→ DATA SECTION
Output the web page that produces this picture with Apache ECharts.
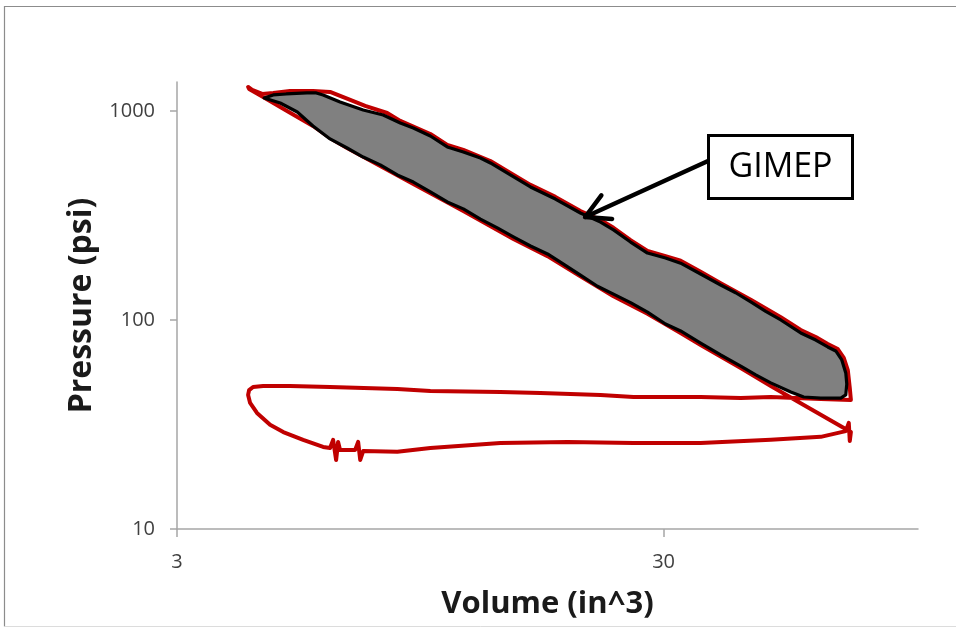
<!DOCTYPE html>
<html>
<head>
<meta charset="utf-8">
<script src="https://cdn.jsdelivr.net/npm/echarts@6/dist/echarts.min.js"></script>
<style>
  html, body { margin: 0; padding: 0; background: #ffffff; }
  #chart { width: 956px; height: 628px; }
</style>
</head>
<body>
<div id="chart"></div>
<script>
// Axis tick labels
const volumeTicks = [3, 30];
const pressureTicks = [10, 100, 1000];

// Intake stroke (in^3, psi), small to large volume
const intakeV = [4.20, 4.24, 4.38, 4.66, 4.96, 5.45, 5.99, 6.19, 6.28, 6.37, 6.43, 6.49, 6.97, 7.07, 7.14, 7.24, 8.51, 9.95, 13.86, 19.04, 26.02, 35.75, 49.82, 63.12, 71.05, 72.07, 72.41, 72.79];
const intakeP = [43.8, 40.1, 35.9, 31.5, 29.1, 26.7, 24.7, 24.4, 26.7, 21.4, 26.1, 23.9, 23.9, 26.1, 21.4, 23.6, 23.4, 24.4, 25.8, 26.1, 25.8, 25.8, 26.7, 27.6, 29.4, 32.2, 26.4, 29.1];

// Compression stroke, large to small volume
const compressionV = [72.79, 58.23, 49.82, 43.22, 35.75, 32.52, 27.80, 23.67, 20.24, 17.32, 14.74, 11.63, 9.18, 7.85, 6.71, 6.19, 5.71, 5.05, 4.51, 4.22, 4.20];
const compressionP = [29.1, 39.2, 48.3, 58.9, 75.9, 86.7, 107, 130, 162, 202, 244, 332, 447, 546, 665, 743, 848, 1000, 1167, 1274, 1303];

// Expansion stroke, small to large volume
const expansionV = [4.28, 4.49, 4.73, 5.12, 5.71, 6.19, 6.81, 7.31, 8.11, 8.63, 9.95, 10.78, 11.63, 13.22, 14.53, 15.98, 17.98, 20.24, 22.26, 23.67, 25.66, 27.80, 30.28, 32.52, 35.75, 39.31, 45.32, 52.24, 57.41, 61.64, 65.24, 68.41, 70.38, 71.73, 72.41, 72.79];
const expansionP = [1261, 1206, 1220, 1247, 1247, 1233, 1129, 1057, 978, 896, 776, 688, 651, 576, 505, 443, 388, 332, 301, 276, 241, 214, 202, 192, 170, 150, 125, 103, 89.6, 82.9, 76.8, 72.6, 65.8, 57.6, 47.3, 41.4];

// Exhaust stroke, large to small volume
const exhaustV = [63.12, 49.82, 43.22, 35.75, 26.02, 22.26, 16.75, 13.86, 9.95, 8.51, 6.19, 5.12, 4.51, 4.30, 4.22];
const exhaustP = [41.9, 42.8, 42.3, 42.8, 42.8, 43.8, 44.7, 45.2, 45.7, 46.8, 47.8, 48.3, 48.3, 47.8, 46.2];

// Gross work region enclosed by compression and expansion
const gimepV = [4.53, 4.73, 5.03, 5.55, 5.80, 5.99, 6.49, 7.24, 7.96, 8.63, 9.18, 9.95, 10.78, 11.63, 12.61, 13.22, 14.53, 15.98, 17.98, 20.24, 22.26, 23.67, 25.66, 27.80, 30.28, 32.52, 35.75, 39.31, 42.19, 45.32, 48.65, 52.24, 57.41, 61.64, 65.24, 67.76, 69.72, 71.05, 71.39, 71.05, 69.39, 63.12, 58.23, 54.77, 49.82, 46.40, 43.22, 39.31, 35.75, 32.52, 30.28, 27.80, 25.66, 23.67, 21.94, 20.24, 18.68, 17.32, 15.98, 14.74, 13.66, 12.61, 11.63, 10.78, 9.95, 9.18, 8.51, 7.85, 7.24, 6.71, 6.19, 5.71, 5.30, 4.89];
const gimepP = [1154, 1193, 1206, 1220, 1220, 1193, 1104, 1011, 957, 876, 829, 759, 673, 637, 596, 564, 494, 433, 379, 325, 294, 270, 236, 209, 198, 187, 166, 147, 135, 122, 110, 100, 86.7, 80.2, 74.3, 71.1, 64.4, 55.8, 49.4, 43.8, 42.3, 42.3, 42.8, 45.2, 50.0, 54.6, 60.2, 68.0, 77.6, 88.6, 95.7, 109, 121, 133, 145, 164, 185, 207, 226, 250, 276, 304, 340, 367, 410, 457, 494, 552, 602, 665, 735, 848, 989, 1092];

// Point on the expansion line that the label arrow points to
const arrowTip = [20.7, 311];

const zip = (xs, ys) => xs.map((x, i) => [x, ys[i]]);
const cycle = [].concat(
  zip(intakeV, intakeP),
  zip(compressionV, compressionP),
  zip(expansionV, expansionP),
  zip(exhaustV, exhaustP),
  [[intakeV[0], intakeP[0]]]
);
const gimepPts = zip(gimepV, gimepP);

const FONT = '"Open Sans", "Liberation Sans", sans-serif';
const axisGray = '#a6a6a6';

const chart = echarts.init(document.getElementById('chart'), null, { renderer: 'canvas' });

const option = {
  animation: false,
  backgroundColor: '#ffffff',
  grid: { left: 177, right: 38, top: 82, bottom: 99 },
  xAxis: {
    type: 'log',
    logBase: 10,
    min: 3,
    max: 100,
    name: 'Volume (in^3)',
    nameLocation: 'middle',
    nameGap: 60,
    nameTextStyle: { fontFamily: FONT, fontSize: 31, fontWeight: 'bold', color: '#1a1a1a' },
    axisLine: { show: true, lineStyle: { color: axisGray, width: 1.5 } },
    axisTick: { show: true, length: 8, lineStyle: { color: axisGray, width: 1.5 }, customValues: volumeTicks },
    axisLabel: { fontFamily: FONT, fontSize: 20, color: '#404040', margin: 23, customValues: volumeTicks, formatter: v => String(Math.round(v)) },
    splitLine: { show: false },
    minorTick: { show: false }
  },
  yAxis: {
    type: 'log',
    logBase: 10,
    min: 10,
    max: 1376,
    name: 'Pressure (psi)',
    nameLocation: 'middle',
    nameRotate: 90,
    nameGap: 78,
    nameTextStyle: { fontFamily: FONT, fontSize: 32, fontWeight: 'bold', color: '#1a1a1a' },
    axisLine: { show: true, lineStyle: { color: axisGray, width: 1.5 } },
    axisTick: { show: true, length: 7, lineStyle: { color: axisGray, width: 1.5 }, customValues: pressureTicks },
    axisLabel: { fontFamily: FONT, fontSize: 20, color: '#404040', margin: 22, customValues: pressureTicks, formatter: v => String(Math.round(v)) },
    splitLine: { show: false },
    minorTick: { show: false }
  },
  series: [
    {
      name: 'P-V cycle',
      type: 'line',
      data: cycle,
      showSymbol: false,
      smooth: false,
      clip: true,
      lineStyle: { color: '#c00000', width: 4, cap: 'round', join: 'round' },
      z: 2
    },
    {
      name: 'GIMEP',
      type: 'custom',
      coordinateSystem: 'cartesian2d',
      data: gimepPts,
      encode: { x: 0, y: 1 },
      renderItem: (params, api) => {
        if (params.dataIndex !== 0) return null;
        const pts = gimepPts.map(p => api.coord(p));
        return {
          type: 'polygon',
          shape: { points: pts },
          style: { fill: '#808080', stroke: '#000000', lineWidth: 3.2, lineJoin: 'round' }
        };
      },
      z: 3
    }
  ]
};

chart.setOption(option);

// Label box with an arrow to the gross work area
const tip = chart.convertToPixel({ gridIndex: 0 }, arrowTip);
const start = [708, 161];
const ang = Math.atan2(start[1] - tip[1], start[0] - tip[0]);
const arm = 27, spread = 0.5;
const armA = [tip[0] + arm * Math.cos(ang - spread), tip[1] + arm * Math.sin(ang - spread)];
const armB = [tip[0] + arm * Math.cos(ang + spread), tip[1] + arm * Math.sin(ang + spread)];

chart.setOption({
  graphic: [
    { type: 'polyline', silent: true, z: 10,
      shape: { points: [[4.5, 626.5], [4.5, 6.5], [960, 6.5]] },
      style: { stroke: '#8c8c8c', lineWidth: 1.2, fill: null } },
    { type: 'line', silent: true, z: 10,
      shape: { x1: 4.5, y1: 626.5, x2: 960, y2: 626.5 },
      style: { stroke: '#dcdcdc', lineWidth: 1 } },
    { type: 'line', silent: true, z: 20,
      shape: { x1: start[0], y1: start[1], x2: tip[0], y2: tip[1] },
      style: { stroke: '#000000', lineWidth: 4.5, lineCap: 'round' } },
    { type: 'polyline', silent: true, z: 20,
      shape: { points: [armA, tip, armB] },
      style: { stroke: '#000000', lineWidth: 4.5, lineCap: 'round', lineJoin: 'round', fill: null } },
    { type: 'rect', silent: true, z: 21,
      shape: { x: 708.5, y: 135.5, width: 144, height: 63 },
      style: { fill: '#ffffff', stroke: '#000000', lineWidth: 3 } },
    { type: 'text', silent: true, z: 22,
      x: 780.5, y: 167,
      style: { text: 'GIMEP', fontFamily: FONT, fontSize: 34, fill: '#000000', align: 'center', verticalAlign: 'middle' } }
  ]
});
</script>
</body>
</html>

→ WHAT IS EXPECTED
Write out again, exactly, the lines from the start of the listing up to the line containing "1167, 1274, 1303];", with both ends and without pictures.

→ ANSWER TO THE PROBLEM
Output the web page that produces this picture with Apache ECharts.
<!DOCTYPE html>
<html>
<head>
<meta charset="utf-8">
<script src="https://cdn.jsdelivr.net/npm/echarts@6/dist/echarts.min.js"></script>
<style>
  html, body { margin: 0; padding: 0; background: #ffffff; }
  #chart { width: 956px; height: 628px; }
</style>
</head>
<body>
<div id="chart"></div>
<script>
// Axis tick labels
const volumeTicks = [3, 30];
const pressureTicks = [10, 100, 1000];

// Intake stroke (in^3, psi), small to large volume
const intakeV = [4.20, 4.24, 4.38, 4.66, 4.96, 5.45, 5.99, 6.19, 6.28, 6.37, 6.43, 6.49, 6.97, 7.07, 7.14, 7.24, 8.51, 9.95, 13.86, 19.04, 26.02, 35.75, 49.82, 63.12, 71.05, 72.07, 72.41, 72.79];
const intakeP = [43.8, 40.1, 35.9, 31.5, 29.1, 26.7, 24.7, 24.4, 26.7, 21.4, 26.1, 23.9, 23.9, 26.1, 21.4, 23.6, 23.4, 24.4, 25.8, 26.1, 25.8, 25.8, 26.7, 27.6, 29.4, 32.2, 26.4, 29.1];

// Compression stroke, large to small volume
const compressionV = [72.79, 58.23, 49.82, 43.22, 35.75, 32.52, 27.80, 23.67, 20.24, 17.32, 14.74, 11.63, 9.18, 7.85, 6.71, 6.19, 5.71, 5.05, 4.51, 4.22, 4.20];
const compressionP = [29.1, 39.2, 48.3, 58.9, 75.9, 86.7, 107, 130, 162, 202, 244, 332, 447, 546, 665, 743, 848, 1000, 1167, 1274, 1303];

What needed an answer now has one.